Lake Malawi

We reached Malawi from the North, driving south along Lake Malawi, the most southern lake of the Rift Valley. It is also the third largest and second deepest lake in Africa. Lake Malawi is home to more species of fish than any other lake in the world, including at least 700 species of cichlids. We stopped at different campsites along the lake, starting with the FloJa Foundation for our first night in Malawi.

Further south we reached Chitimba Camp at a beautiful beach.

Chitimba Camp
Sunrise talk

We needed a good Internet connection for a couple of conference calls, which made us change our plans and continue to Mzuzu, instead of visiting the Livingstonia Mission and the Nyika NP, leaving these for another time. In Mzuzu we found a lovely campsite with an Italian restaurant which provided us with delicious food.

After the work was done, we visited Lake Malawi again and the Sunga Moyo Lodge. We enjoyed the beautiful beach with white sand and some rocks before we went to explore the former site of the Livingstonia Mission a little bit further south.

As soon as we left the main road to go to a campsite or sight, it was sandy tracks, low hanging trees and narrow bushes – not really made for our car, but we gritted our teeth when the branches scratched our car and went through. It for sure paid off, when we reached the lake and had a beautiful beach to ourselves.

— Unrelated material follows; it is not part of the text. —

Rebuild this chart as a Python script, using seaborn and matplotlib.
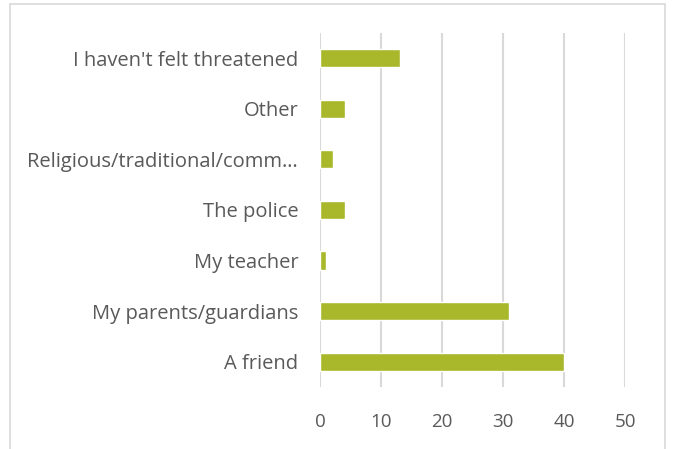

Chilling @ Sunga Moyo Campsite

Just a couple of kilometres south was the site of the second location of the Livingstonia Mission, before they moved into the mountains. At the lake they were in the way of the slave traders and didn’t last very long. We heard that there are some graves and the church, which a guide, from the Makuzi Beach Lodge nearby, showed us.

Missionary church

The church didn’t make a very historic impression, with its tin roof, but some parts must be from the end of the 19th century. We also visited the graves, which are closer to the lake. Without our guide we would never have found them. Would be fascinating to learn more about the stories of the people who came here at the end of the 19th century.

At the lake, we came through the Vizara Rubber Plantation, the largest in Southern Africa. We couldn’t resist buying a rubber ball from the guys along the road.

Rubber trees

We will now return to Mzuzu, to make our way to Embangweni – not a tourist attraction, but we want to visit somebody there.